The psalmist was right on, of course, but I'm talking about an entirely different kind of manifold here. The kind of manifold that's found under a vehicle's hood, although I, coming from non-mechanical stock, probably couldn't find it to save my life (that's what my husband is for!). The kind of manifold that can grill your sandwich, baby.

Note: This information is especially useful when you're driving through West Texas and your dining options are limited to either PB&J's or the fare offered by some very shady-looking diners. O Chipotle, why dost thou make thyself scarce???

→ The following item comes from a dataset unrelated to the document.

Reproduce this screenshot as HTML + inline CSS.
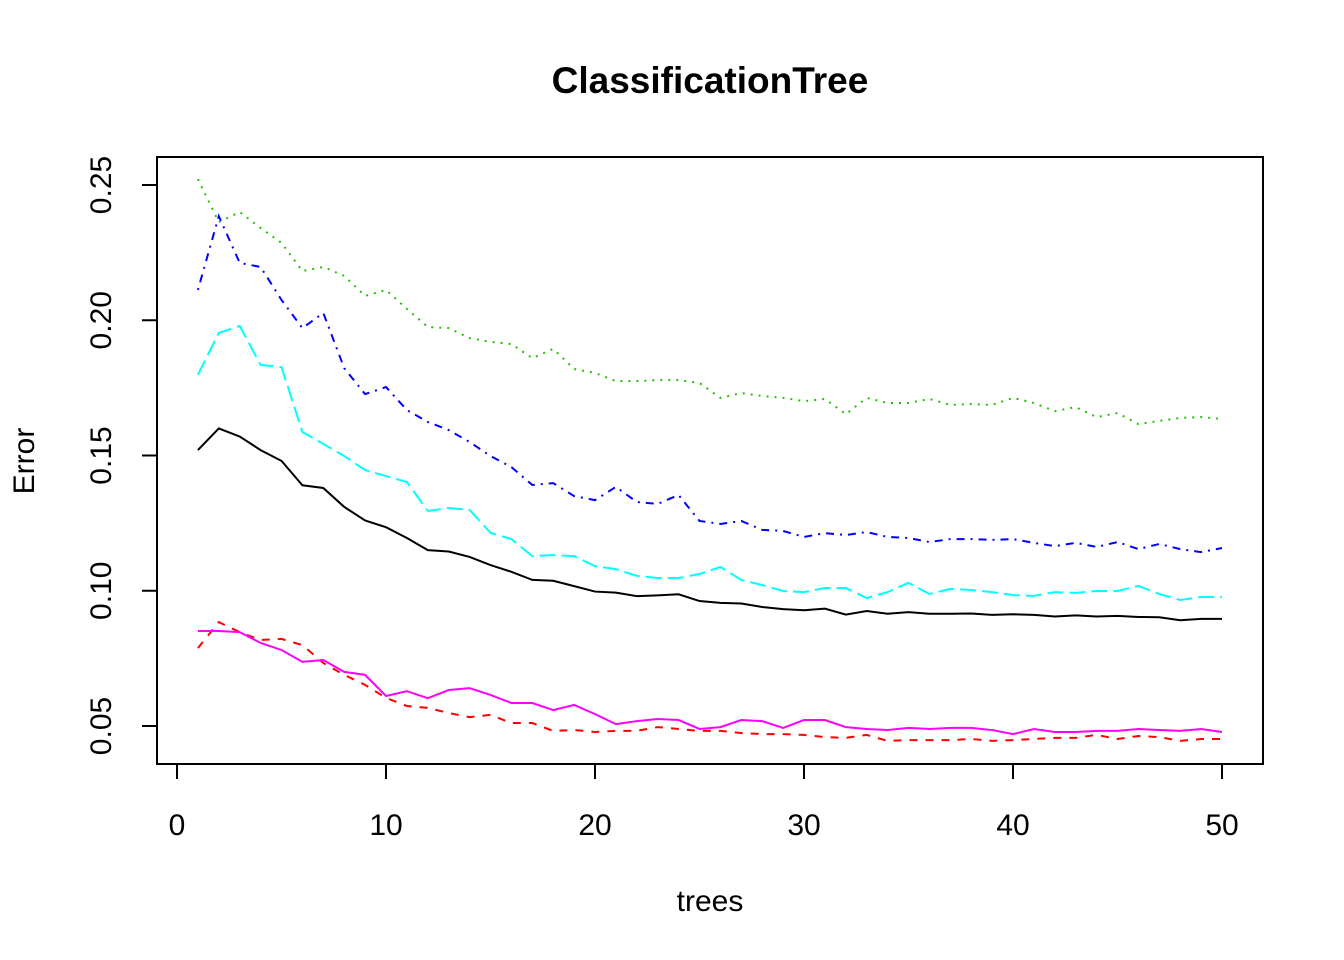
<!DOCTYPE html>
<html><head><meta charset="utf-8"><style>
html,body{margin:0;padding:0;background:#fff;}
svg{display:block;font-family:"Liberation Sans",Arial,sans-serif;}
</style></head><body>
<svg id="chart" width="1344" height="960"></svg>
<script>
const xs = Array.from({length:50},(_,i)=>i+1);
const oob = [0.152,0.160,0.157,0.152,0.148,0.139,0.138,0.131,0.126,0.1235,0.1195,0.115,0.1145,0.1125,0.1095,0.107,0.104,0.1037,0.1017,0.0997,0.0993,0.098,0.0983,0.0987,0.0962,0.0955,0.0953,0.094,0.0932,0.0928,0.0934,0.0912,0.0925,0.0915,0.0921,0.0915,0.0915,0.0916,0.0911,0.0913,0.0911,0.0905,0.0909,0.0905,0.0907,0.0903,0.0902,0.0891,0.0896,0.0896];
const red = [0.0788,0.0884,0.0847,0.0818,0.0822,0.0799,0.0733,0.0689,0.0652,0.0604,0.0574,0.0567,0.0548,0.0533,0.0541,0.0511,0.0511,0.0482,0.0485,0.0478,0.0482,0.0482,0.0496,0.0489,0.0482,0.0482,0.0474,0.047,0.047,0.0467,0.0459,0.0456,0.0467,0.0445,0.0448,0.0448,0.0448,0.0452,0.0445,0.0448,0.0452,0.0456,0.0456,0.0467,0.0452,0.0463,0.0459,0.0445,0.0452,0.0452];
const green = [0.2522,0.2363,0.240,0.2341,0.2286,0.2182,0.2197,0.2164,0.209,0.2112,0.2042,0.1975,0.1971,0.1934,0.192,0.1912,0.186,0.1894,0.182,0.1805,0.1775,0.1775,0.1779,0.1779,0.1768,0.1713,0.1731,0.172,0.1713,0.1701,0.1709,0.1653,0.1713,0.1694,0.1694,0.1709,0.1687,0.169,0.1687,0.1713,0.1694,0.1664,0.1679,0.1642,0.1657,0.1616,0.1628,0.1639,0.1642,0.1635];
const blue = [0.2112,0.2385,0.2212,0.2197,0.2075,0.1971,0.2027,0.1823,0.1727,0.1753,0.1668,0.1624,0.1594,0.155,0.1498,0.1457,0.1391,0.1398,0.135,0.1335,0.1384,0.1328,0.1321,0.1354,0.1258,0.1247,0.1258,0.1225,0.1221,0.1199,0.1213,0.1206,0.1217,0.1199,0.1195,0.118,0.1191,0.1191,0.1188,0.1191,0.1177,0.1165,0.1177,0.1162,0.118,0.1154,0.1173,0.1154,0.1143,0.1158];
const cyan = [0.1798,0.1953,0.1979,0.1835,0.1827,0.1587,0.1543,0.1498,0.1446,0.1424,0.1402,0.1295,0.1306,0.1299,0.1214,0.1191,0.1128,0.1132,0.1128,0.1091,0.108,0.1055,0.1047,0.1047,0.1062,0.1088,0.104,0.1021,0.0999,0.0995,0.101,0.101,0.0973,0.0995,0.1029,0.0988,0.1007,0.1003,0.0995,0.0984,0.0981,0.0995,0.0992,0.0999,0.0999,0.1018,0.0988,0.0966,0.0977,0.0977];
const magenta = [0.0851,0.0851,0.0847,0.0807,0.0781,0.0737,0.0744,0.07,0.0689,0.0611,0.0629,0.0603,0.0633,0.064,0.0615,0.0585,0.0585,0.0559,0.0578,0.0544,0.0507,0.0518,0.0526,0.0522,0.0489,0.0496,0.0522,0.0518,0.0493,0.0522,0.0522,0.0496,0.0489,0.0485,0.0493,0.0489,0.0493,0.0493,0.0485,0.047,0.0489,0.0478,0.0478,0.0482,0.0482,0.0489,0.0485,0.0482,0.0489,0.0478];
const xTicks = [0,10,20,30,40,50];
const yTicks = [0.05,0.10,0.15,0.20,0.25];
const yTickLabels = ["0.05","0.10","0.15","0.20","0.25"];

const NS="http://www.w3.org/2000/svg";
const svg=document.getElementById('chart');
const X=v=>177+(v-0)*(1222-177)/50;
const Y=v=>726-(v-0.05)*(726-185)/0.20;
function mk(tag,attrs,parent){const e=document.createElementNS(NS,tag);for(const k in attrs)e.setAttribute(k,attrs[k]);(parent||svg).appendChild(e);return e;}

let t=mk('text',{x:710,y:93,'text-anchor':'middle','font-size':37,'font-weight':'bold'});
t.textContent='ClassificationTree';



let box=mk('rect',{x:157,y:157,width:1106,height:607,fill:'none',stroke:'#000','stroke-width':2});



let xa=mk('line',{x1:X(0),x2:X(50),y1:764,y2:764,stroke:'#000','stroke-width':2});


xTicks.forEach(v=>{
  const l=mk('line',{x1:X(v),x2:X(v),y1:764,y2:779,stroke:'#000','stroke-width':2});
  
  
  const tt=mk('text',{x:X(v),y:835,'text-anchor':'middle','font-size':30});
  tt.textContent=String(v);
  
  
});
let ya=mk('line',{x1:157,x2:157,y1:Y(0.05),y2:Y(0.25),stroke:'#000','stroke-width':2});


yTicks.forEach((v,i)=>{
  const l=mk('line',{x1:142,x2:157,y1:Y(v),y2:Y(v),stroke:'#000','stroke-width':2});
  
  
  const tt=mk('text',{x:0,y:0,'text-anchor':'middle','font-size':30,transform:`translate(111,${Y(v)}) rotate(-90)`});
  tt.textContent=yTickLabels[i];
  
  
});
let xl=mk('text',{x:710,y:911,'text-anchor':'middle','font-size':30});
xl.textContent='trees';


let yl=mk('text',{x:0,y:0,'text-anchor':'middle','font-size':30,transform:'translate(34,461) rotate(-90)'});
yl.textContent='Error';



const series=[
 {d:oob,c:'#000000',dash:'',n:'oob-line'},
 {d:red,c:'#ff0000',dash:'8,8',n:'class1-line'},
 {d:green,c:'#22c000',dash:'2,6',n:'class2-line'},
 {d:blue,c:'#0000ff',dash:'2,6,8,6',n:'class3-line'},
 {d:cyan,c:'#00ffff',dash:'16,6',n:'class4-line'},
 {d:magenta,c:'#ff00ff',dash:'',n:'class5-line'}
];
series.forEach(s=>{
  const p=mk('polyline',{points:s.d.map((v,i)=>X(xs[i])+','+Y(v)).join(' '),fill:'none',stroke:s.c,'stroke-width':2,'stroke-dasharray':s.dash});
  
  
});
</script>
</body></html>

Step 1: Assemble ingredients: Bread (gluten-free for me) and fillings. We usually do some kind of cheese, but on this trip I had found these squeeze packets of Justin's All-Natural Chocolate Nut Butter on sale, so we used those a time or two. Hey, Justin? Whoever and wherever you are? I love you.

Step 2: Slather outsides of sandwich with butter.

The butter is the key to everything.

As in life, so also in manifold sandwiches. 


Step 3: Wrap each sandwich in tinfoil, with an optional underlayer of waxed or parchment paper.


Step 4: Give roll of tinfoil to four year old for hours of origami-making pleasure. (Yes, that includes shoes.)

Step 5: Place sandwiches on either the intake manifold or the exhaust manifold, whichever you can actually reach.

Step 6: Close hood and drive to next rest stop (or about 20 minutes).

Step 7: Remove sandwiches from manifold.


Step 8: Enjoy your grilled sandwich!

Monday, August 2, 2010

Wish You Were There

It wouldn't be overstating the case at all to say that we had a wonderful time in Colorado. I'm not even sure why we came home. Someone, please explain it to me in sentences of five monosyllabic words or fewer.

 (Getting ready to raft on Clear Creek with Colorado Rafting)

 (This is what happens when I go souvenir shopping with my in-laws (not pictured)).

If all goes well, and my kids don't monopolize my computer by playing Toontown with their neighborhood friends (BIG SELF-PITYING SIGH), my plan is to blog like a madwoman about our adventures. And when I say "madwoman," consider the above photo and know that I speak from the heart.